Net denizens build up their own hierarchy of class, normally equivalent to length of time on the Highway – although there are other factors considered; intelligence of messages, or otherwise; quantity of posting; or the outlandishness of ideas proffered. The opportunity to become, as Warhol said, ‘Famous for fifteen minutes’ is offered freely upon the Net. With people increasingly becoming their own publishers, either through the medium of the Electronic Mail, or through Bulletin Board Discussions, or even by creating their own magazines in electronic format (E’Zines), people all over the world are finding audiences who would never otherwise have seen them, and all for little more than the price of a ‘phone call’. That concept alone imbues the internet, and ultimately the entire Information Super-Highway with a kind of mystique, an allure that is almost too potent for the exhibitionists within our society. There are already famous figures on the Internet – a list of them is compiled and distributed regularly. More importantly, perhaps, the concept of reflected glory is already rife. One such luminary, James ‘El Kibo’ Parry, has created a concept called the Kibo Number that is an indicator of your distance from him, not in terms of mileage, but in terms of e-mail stature. Any civilised culture has a Mad Hatter, a Queen of Hearts and all spectra of in-between. Real life.

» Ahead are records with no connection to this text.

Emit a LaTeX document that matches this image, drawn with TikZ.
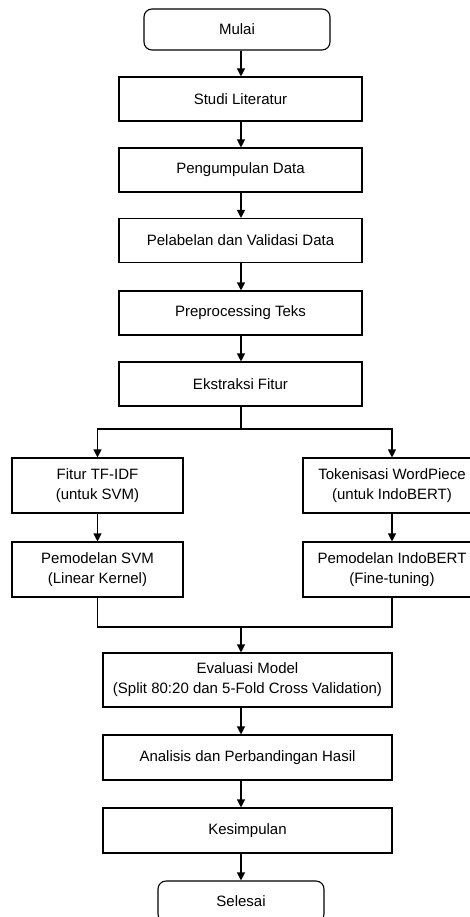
\documentclass[tikz,border=0pt]{standalone}
\usepackage{fontspec}
\setmainfont{Liberation Sans}
\usetikzlibrary{arrows.meta}
\begin{document}
\begin{tikzpicture}[x=1pt,y=1pt]
\tikzstyle{every node}+=[inner sep=0pt, font=\fontsize{15}{20}\selectfont, align=center]
\tikzstyle{box}=[draw=black, line width=1.1pt, minimum height=44pt]
\tikzstyle{term}=[box, rounded corners=8pt, minimum height=41pt]
\tikzstyle{line}=[line width=1.1pt]
\tikzstyle{arr}=[line, -{Triangle[length=8pt,width=8pt]}]
\path [use as bounding box, clip] (0,0) rectangle (470,-917);
\fill [white] (0,0) rectangle (470,-917);
% main column
\coordinate (spine) at (241,0);
\node [term, minimum width=186] (mulai) at (237,-29.5) {Mulai};
\node [box, minimum width=243] (studi) at (240.5,-99) {Studi Literatur};
\node [box, minimum width=243] (kumpul) at (240.5,-170) {Pengumpulan Data};
\node [box, minimum width=243] (labeling) at (240.5,-240.5) {Pelabelan dan Validasi Data};
\node [box, minimum width=243] (prepro) at (240.5,-313) {Preprocessing Teks};
\node [box, minimum width=243] (fitur) at (240.5,-384) {Ekstraksi Fitur};
% two branches
\coordinate (cabang) at (241,-429);
\node [box, minimum width=171, minimum height=55] (tfidf) at (97.5,-485.5) {Fitur TF-IDF\\(untuk SVM)};
\node [box, minimum width=171, minimum height=55] (svm) at (97.5,-569.5) {Pemodelan SVM\\(Linear Kernel)};
\node [box, minimum width=178, minimum height=55] (wordpiece) at (392,-485.5) {Tokenisasi WordPiece\\(untuk IndoBERT)};
\node [box, minimum width=178, minimum height=55] (bert) at (392,-569.5) {Pemodelan IndoBERT\\(Fine-tuning)};
\coordinate (gabung) at (241,-627);
% evaluation and end
\node [box, minimum width=289, minimum height=54] (evaluasi) at (247.5,-680) {Evaluasi Model\\(Split 80:20 dan 5-Fold Cross Validation)};
\node [box, minimum width=289, minimum height=45] (analisis) at (247.5,-757.5) {Analisis dan Perbandingan Hasil};
\node [box, minimum width=289, minimum height=45] (simpul) at (247.5,-830.5) {Kesimpulan};
\node [term, minimum width=166] (selesai) at (241,-901.5) {Selesai};
% connectors
\foreach \a/\b in {mulai/studi, studi/kumpul, kumpul/labeling, labeling/prepro, prepro/fitur, evaluasi/analisis, analisis/simpul, simpul/selesai}
  \draw [arr] (\a.south -| spine) -- (\b.north -| spine);
\draw [line] (fitur.south -| spine) -- (cabang);
\draw [arr] (cabang) -| (tfidf.north);
\draw [arr] (cabang) -| (wordpiece.north);
\draw [arr] (tfidf) -- (svm);
\draw [arr] (wordpiece) -- (bert);
\draw [line] (svm.south) |- (gabung) -| (bert.south);
\draw [arr] (gabung) -- (evaluasi.north -| spine);
\end{tikzpicture}
\end{document}
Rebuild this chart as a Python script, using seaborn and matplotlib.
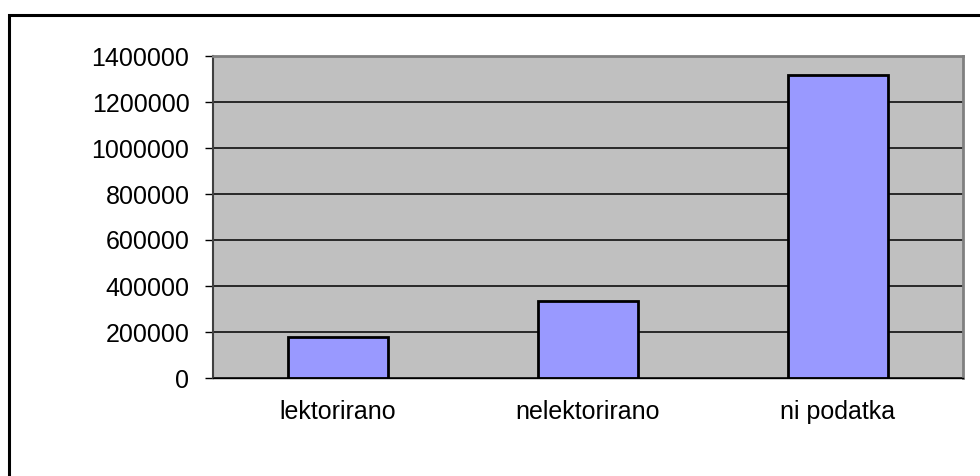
import numpy as np
import pandas as pd
import seaborn as sns
import matplotlib.pyplot as plt
from matplotlib.patches import Rectangle

categories = ["lektorirano", "nelektorirano", "ni podatka"]
values = [177000, 336000, 1317000]
y_ticks = [0, 200000, 400000, 600000, 800000, 1000000, 1200000, 1400000]

df = pd.DataFrame({"kategorija": categories, "stevilo": values})

sns.set_style("white")
plt.rcParams["font.family"] = ["Liberation Sans", "DejaVu Sans"]

fig = plt.figure(figsize=(9.8, 4.76), dpi=100)
ax = fig.add_axes([213 / 980, 1 - 378 / 476, 750 / 980, 322 / 476])

# outer chart border (runs off the right and bottom edge)
fig.patches.append(Rectangle((9 / 980, -0.1), 1.2, 1 - 15 / 476 + 0.1,
                             transform=fig.transFigure, fill=False,
                             edgecolor="black", linewidth=2.2, zorder=0))

ax.set_facecolor("#C0C0C0")
ax.set_axisbelow(True)
ax.yaxis.grid(True, color="black", linewidth=1.1)

sns.barplot(data=df, x="kategorija", y="stevilo", width=0.4, color="#9999FF",
            edgecolor="black", linewidth=2, saturation=1, ax=ax)

ax.set_xlim(-0.5, 2.5)
ax.set_ylim(0, 1400000)
ax.set_yticks(y_ticks)
ax.set_yticklabels([str(v) for v in y_ticks])
ax.set_xticks([-0.5, 0.5, 1.5, 2.5], minor=True)
ax.tick_params(axis="x", which="major", length=0, pad=16, labelsize=18, labelcolor="black")
ax.tick_params(axis="x", which="minor", length=6, width=1, direction="out", color="black")
ax.tick_params(axis="y", length=6, width=1, direction="out", pad=11, labelsize=18,
               color="black", labelcolor="black", left=True)
ax.set_xlabel("")
ax.set_ylabel("")

for side in ["top", "right"]:
    ax.spines[side].set_color("#808080")
    ax.spines[side].set_linewidth(2)
ax.spines["left"].set_color("#404040")
ax.spines["left"].set_linewidth(1.5)
ax.spines["bottom"].set_color("black")
ax.spines["bottom"].set_linewidth(1)

fig.savefig("out.png", dpi=100)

Just pointers perhaps, but these cultural milestones are all recognised on the road to civilisation and have all already been surpassed on the Superhighway. The Net is the world’s only functioning political anarchy but it could soon become a major tool for democracy. By allowing anyone, anywhere access to the information and opinions of anyone else, anywhere else, a morsel is being given to mankind with one instruction: ‘Eat Me’, so that we may grow.